Spun: Keane

By Jennifer Trieu

Since the releases of Hopes and Fears in 2004 and Under the Iron Sea in 2006, Keane has often been regarded and recognized as one of several typical “Coldplay-Radiohead-lite” bands in music today. However, on their latest album, Perfect Symmetry, the band makes noticeable efforts to depart from stereotypical British alternative rock sounds. Keane straddles traditional and increasingly digital methods of composition on their new studio album and in the process, creates some stellar new music with the occasional misstep. Symmetry opens with “Spiralling,” an upbeat synthesizer-driven song that ambitiously abandons Keane’s typically mellow sound, but unfortunately registers a whopping 11 out of 10 on the cheese-factor scale. With the exception of “Spiralling” however, the remainder of the album is quite good. “The Lovers are Losing” implements interesting synthesizer and drum effects without being embarrassingly cheesy. “Black Burning Heart” beautifully mixes digital sounds with Tom Chaplin’s soaring vocals.
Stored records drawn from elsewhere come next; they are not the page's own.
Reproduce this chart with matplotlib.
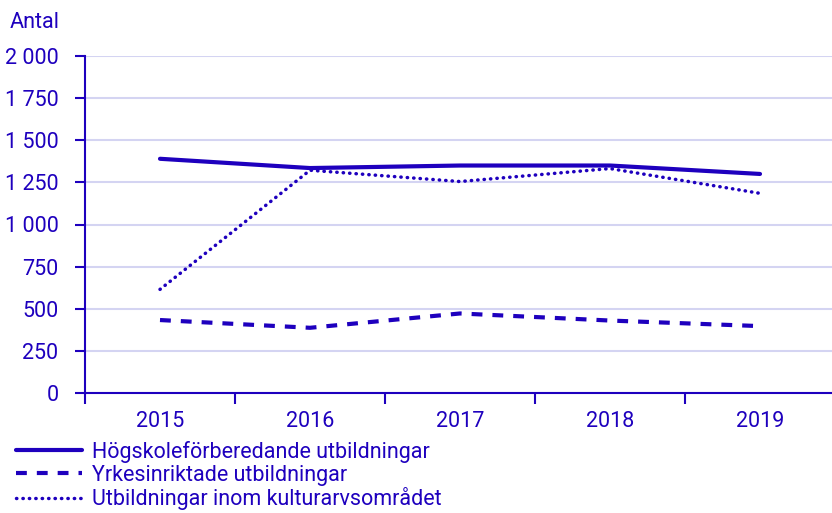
import matplotlib.pyplot as plt
from matplotlib.ticker import FuncFormatter

years = ["2015", "2016", "2017", "2018", "2019"]
hogskole = [1390, 1335, 1350, 1350, 1300]
yrkes = [433, 387, 472, 430, 397]
kulturarv = [615, 1322, 1255, 1332, 1185]

labels = ["Högskoleförberedande utbildningar",
          "Yrkesinriktade utbildningar",
          "Utbildningar inom kulturarvsområdet"]

blue = "#1e00be"
grid = "#d4d4f2"
fs = 15.5

plt.rcParams['font.family'] = ['Roboto', 'DejaVu Sans']

fig = plt.figure(figsize=(8.32, 5.13), dpi=100)
ax = fig.add_axes([85 / 832, 1 - 393 / 513, 750 / 832, 337 / 513])

x = range(len(years))
l1, = ax.plot(x, hogskole, color=blue, lw=3, solid_capstyle="round")
l2, = ax.plot(x, yrkes, color=blue, lw=3, ls=(0, (2.6, 2.4)))
l3, = ax.plot(x, kulturarv, color=blue, lw=2.5, ls=(0, (0.1, 1.75)),
              dash_capstyle="round")

ax.set_xlim(-0.5, 4.5)
ax.set_ylim(0, 2000)
ax.set_yticks(range(0, 2001, 250))
ax.yaxis.set_major_formatter(FuncFormatter(lambda v, p: f"{int(v):,}".replace(",", " ")))
ax.set_xticks(list(x))
ax.set_xticklabels(years)
ax.set_xticks([i - 0.5 for i in range(6)], minor=True)

ax.grid(axis="y", color=grid, lw=1.5)
ax.set_axisbelow(True)
for s in ["top", "right"]:
    ax.spines[s].set_visible(False)
for s in ["left", "bottom"]:
    ax.spines[s].set_color(blue)
    ax.spines[s].set_linewidth(1.5)

ax.tick_params(axis="y", colors=blue, labelsize=fs, length=7, width=1.5, pad=12)
ax.tick_params(axis="x", which="major", colors=blue, labelsize=fs, length=0, pad=13)
ax.tick_params(axis="x", which="minor", colors=blue, length=8, width=1.5)

fig.text(10 / 832, 1 - 22 / 513, "Antal", color=blue, fontsize=fs, va="center")

leg = fig.legend([l1, l2, l3], labels, loc="lower left",
                 bbox_to_anchor=(7 / 832, -6 / 513), frameon=False,
                 fontsize=fs, labelcolor=blue, handlelength=3.1,
                 handletextpad=0.45, labelspacing=0.08, borderaxespad=0)

fig.savefig("out.png", dpi=100)
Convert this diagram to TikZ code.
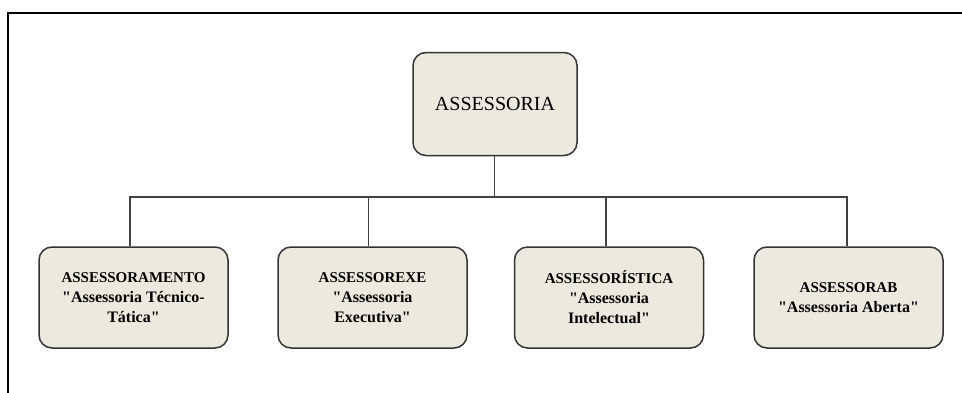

And Perfect Symmetry would not truly be a Keane album without strong, heart-tugging contemplative ballads such as “You Don’t See Me” or “Love Is The End” with both songs highlighting Keane’s consistent ability to compose thoughtful songs that prompt and encourage introspection.

While it is likely Perfect Symmetry will not be regarded as the most groundbreaking or interesting work, its infusion of experimental sounds and familiar Keane-esque piano-driving melodies effectively draw music lovers in to an eclectic and pleasant mix of old and new musical tricks from the British piano-rock trio.